** start of Stored data **

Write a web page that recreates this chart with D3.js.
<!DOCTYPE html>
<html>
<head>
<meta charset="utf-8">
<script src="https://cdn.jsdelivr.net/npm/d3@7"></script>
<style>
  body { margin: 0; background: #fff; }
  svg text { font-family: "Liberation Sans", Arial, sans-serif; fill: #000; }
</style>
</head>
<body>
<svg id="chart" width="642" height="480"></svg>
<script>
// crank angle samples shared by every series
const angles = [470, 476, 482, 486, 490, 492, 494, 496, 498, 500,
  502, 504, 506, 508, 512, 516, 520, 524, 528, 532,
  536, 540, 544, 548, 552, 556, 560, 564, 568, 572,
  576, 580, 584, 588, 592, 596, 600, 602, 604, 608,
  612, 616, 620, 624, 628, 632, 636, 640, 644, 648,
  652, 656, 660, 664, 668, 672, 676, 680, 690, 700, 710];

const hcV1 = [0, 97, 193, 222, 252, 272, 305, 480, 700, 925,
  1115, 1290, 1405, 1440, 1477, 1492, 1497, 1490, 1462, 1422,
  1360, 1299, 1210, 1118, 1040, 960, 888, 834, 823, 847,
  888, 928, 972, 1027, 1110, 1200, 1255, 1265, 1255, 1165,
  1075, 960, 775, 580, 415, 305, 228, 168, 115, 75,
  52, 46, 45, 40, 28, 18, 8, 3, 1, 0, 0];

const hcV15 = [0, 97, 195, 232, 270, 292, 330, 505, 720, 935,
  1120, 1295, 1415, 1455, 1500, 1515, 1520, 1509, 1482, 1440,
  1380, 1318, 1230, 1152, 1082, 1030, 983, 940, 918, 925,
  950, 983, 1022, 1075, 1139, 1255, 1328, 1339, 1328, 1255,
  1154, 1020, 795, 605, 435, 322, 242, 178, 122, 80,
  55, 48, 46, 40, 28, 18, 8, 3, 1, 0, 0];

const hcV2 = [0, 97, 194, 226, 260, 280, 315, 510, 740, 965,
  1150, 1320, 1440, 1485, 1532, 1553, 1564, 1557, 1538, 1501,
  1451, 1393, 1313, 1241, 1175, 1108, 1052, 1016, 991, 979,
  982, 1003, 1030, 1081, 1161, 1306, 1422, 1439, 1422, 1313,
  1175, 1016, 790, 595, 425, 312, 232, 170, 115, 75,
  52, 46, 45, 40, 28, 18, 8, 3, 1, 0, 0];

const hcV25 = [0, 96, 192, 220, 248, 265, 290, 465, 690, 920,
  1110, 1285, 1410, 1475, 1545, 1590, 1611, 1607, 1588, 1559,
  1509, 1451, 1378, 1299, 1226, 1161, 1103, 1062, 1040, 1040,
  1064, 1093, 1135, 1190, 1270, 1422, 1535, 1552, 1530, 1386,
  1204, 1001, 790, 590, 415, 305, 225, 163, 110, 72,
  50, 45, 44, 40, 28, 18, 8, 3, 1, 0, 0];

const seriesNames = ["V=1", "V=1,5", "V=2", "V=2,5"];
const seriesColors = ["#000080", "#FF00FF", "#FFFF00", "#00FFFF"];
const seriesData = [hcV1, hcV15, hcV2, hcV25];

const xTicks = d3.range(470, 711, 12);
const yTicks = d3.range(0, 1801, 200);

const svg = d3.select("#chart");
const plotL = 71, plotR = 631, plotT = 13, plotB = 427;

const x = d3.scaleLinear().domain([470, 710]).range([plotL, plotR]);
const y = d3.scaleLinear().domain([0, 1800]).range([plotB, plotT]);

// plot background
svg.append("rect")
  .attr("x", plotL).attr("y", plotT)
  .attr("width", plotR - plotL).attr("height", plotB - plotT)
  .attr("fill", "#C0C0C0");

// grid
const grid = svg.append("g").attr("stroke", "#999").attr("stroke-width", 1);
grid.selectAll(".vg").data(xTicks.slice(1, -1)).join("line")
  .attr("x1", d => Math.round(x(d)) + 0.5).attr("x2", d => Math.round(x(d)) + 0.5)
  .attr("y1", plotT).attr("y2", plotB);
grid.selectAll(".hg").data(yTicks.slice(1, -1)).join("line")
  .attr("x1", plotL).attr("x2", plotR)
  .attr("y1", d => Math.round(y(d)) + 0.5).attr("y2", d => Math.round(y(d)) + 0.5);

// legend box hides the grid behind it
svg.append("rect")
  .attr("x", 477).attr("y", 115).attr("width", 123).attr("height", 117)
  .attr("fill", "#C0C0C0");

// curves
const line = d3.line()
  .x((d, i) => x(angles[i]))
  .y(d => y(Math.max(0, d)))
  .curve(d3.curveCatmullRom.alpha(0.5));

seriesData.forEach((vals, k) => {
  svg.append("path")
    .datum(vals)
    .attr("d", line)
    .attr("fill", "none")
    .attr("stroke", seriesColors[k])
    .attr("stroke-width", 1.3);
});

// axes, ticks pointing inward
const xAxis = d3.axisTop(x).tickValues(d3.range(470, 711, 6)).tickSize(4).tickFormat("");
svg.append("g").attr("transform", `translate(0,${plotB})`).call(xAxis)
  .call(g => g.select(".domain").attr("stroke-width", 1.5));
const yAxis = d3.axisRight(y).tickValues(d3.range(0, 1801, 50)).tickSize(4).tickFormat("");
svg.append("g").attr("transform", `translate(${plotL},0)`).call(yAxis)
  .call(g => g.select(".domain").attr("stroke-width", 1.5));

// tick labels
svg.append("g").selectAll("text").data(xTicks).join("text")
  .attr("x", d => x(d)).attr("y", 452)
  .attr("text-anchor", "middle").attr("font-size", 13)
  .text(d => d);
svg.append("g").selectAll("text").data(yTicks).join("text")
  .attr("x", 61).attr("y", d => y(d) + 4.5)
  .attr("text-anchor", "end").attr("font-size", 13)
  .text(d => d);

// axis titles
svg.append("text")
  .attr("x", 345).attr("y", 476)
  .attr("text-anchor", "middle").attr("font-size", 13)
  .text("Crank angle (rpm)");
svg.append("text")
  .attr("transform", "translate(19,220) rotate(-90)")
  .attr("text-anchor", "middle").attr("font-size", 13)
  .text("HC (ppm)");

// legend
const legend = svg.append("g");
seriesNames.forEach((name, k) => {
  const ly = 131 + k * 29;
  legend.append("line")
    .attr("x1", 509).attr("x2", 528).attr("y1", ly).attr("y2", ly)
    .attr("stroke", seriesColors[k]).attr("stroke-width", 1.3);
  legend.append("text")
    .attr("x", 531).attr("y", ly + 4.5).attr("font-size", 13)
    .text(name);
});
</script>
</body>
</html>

** end of Stored data **

* Aim of the exercise *
Can you reproduce all the material exactly?

* Output *
Write a web page that recreates this chart with D3.js.
<!DOCTYPE html>
<html>
<head>
<meta charset="utf-8">
<script src="https://cdn.jsdelivr.net/npm/d3@7"></script>
<style>
  body { margin: 0; background: #fff; }
  svg text { font-family: "Liberation Sans", Arial, sans-serif; fill: #000; }
</style>
</head>
<body>
<svg id="chart" width="642" height="480"></svg>
<script>
// crank angle samples shared by every series
const angles = [470, 476, 482, 486, 490, 492, 494, 496, 498, 500,
  502, 504, 506, 508, 512, 516, 520, 524, 528, 532,
  536, 540, 544, 548, 552, 556, 560, 564, 568, 572,
  576, 580, 584, 588, 592, 596, 600, 602, 604, 608,
  612, 616, 620, 624, 628, 632, 636, 640, 644, 648,
  652, 656, 660, 664, 668, 672, 676, 680, 690, 700, 710];

const hcV1 = [0, 97, 193, 222, 252, 272, 305, 480, 700, 925,
  1115, 1290, 1405, 1440, 1477, 1492, 1497, 1490, 1462, 1422,
  1360, 1299, 1210, 1118, 1040, 960, 888, 834, 823, 847,
  888, 928, 972, 1027, 1110, 1200, 1255, 1265, 1255, 1165,
  1075, 960, 775, 580, 415, 305, 228, 168, 115, 75,
  52, 46, 45, 40, 28, 18, 8, 3, 1, 0, 0];

const hcV15 = [0, 97, 195, 232, 270, 292, 330, 505, 720, 935,
  1120, 1295, 1415, 1455, 1500, 1515, 1520, 1509, 1482, 1440,
  1380, 1318, 1230, 1152, 1082, 1030, 983, 940, 918, 925,
  950, 983, 1022, 1075, 1139, 1255, 1328, 1339, 1328, 1255,
  1154, 1020, 795, 605, 435, 322, 242, 178, 122, 80,
  55, 48, 46, 40, 28, 18, 8, 3, 1, 0, 0];

const hcV2 = [0, 97, 194, 226, 260, 280, 315, 510, 740, 965,
  1150, 1320, 1440, 1485, 1532, 1553, 1564, 1557, 1538, 1501,
  1451, 1393, 1313, 1241, 1175, 1108, 1052, 1016, 991, 979,
  982, 1003, 1030, 1081, 1161, 1306, 1422, 1439, 1422, 1313,
  1175, 1016, 790, 595, 425, 312, 232, 170, 115, 75,
  52, 46, 45, 40, 28, 18, 8, 3, 1, 0, 0];

const hcV25 = [0, 96, 192, 220, 248, 265, 290, 465, 690, 920,
  1110, 1285, 1410, 1475, 1545, 1590, 1611, 1607, 1588, 1559,
  1509, 1451, 1378, 1299, 1226, 1161, 1103, 1062, 1040, 1040,
  1064, 1093, 1135, 1190, 1270, 1422, 1535, 1552, 1530, 1386,
  1204, 1001, 790, 590, 415, 305, 225, 163, 110, 72,
  50, 45, 44, 40, 28, 18, 8, 3, 1, 0, 0];

const seriesNames = ["V=1", "V=1,5", "V=2", "V=2,5"];
const seriesColors = ["#000080", "#FF00FF", "#FFFF00", "#00FFFF"];
const seriesData = [hcV1, hcV15, hcV2, hcV25];

const xTicks = d3.range(470, 711, 12);
const yTicks = d3.range(0, 1801, 200);

const svg = d3.select("#chart");
const plotL = 71, plotR = 631, plotT = 13, plotB = 427;

const x = d3.scaleLinear().domain([470, 710]).range([plotL, plotR]);
const y = d3.scaleLinear().domain([0, 1800]).range([plotB, plotT]);

// plot background
svg.append("rect")
  .attr("x", plotL).attr("y", plotT)
  .attr("width", plotR - plotL).attr("height", plotB - plotT)
  .attr("fill", "#C0C0C0");

// grid
const grid = svg.append("g").attr("stroke", "#999").attr("stroke-width", 1);
grid.selectAll(".vg").data(xTicks.slice(1, -1)).join("line")
  .attr("x1", d => Math.round(x(d)) + 0.5).attr("x2", d => Math.round(x(d)) + 0.5)
  .attr("y1", plotT).attr("y2", plotB);
grid.selectAll(".hg").data(yTicks.slice(1, -1)).join("line")
  .attr("x1", plotL).attr("x2", plotR)
  .attr("y1", d => Math.round(y(d)) + 0.5).attr("y2", d => Math.round(y(d)) + 0.5);

// legend box hides the grid behind it
svg.append("rect")
  .attr("x", 477).attr("y", 115).attr("width", 123).attr("height", 117)
  .attr("fill", "#C0C0C0");

// curves
const line = d3.line()
  .x((d, i) => x(angles[i]))
  .y(d => y(Math.max(0, d)))
  .curve(d3.curveCatmullRom.alpha(0.5));

seriesData.forEach((vals, k) => {
  svg.append("path")
    .datum(vals)
    .attr("d", line)
    .attr("fill", "none")
    .attr("stroke", seriesColors[k])
    .attr("stroke-width", 1.3);
});

// axes, ticks pointing inward
const xAxis = d3.axisTop(x).tickValues(d3.range(470, 711, 6)).tickSize(4).tickFormat("");
svg.append("g").attr("transform", `translate(0,${plotB})`).call(xAxis)
  .call(g => g.select(".domain").attr("stroke-width", 1.5));
const yAxis = d3.axisRight(y).tickValues(d3.range(0, 1801, 50)).tickSize(4).tickFormat("");
svg.append("g").attr("transform", `translate(${plotL},0)`).call(yAxis)
  .call(g => g.select(".domain").attr("stroke-width", 1.5));

// tick labels
svg.append("g").selectAll("text").data(xTicks).join("text")
  .attr("x", d => x(d)).attr("y", 452)
  .attr("text-anchor", "middle").attr("font-size", 13)
  .text(d => d);
svg.append("g").selectAll("text").data(yTicks).join("text")
  .attr("x", 61).attr("y", d => y(d) + 4.5)
  .attr("text-anchor", "end").attr("font-size", 13)
  .text(d => d);

// axis titles
svg.append("text")
  .attr("x", 345).attr("y", 476)
  .attr("text-anchor", "middle").attr("font-size", 13)
  .text("Crank angle (rpm)");
svg.append("text")
  .attr("transform", "translate(19,220) rotate(-90)")
  .attr("text-anchor", "middle").attr("font-size", 13)
  .text("HC (ppm)");

// legend
const legend = svg.append("g");
seriesNames.forEach((name, k) => {
  const ly = 131 + k * 29;
  legend.append("line")
    .attr("x1", 509).attr("x2", 528).attr("y1", ly).attr("y2", ly)
    .attr("stroke", seriesColors[k]).attr("stroke-width", 1.3);
  legend.append("text")
    .attr("x", 531).attr("y", ly + 4.5).attr("font-size", 13)
    .text(name);
});
</script>
</body>
</html>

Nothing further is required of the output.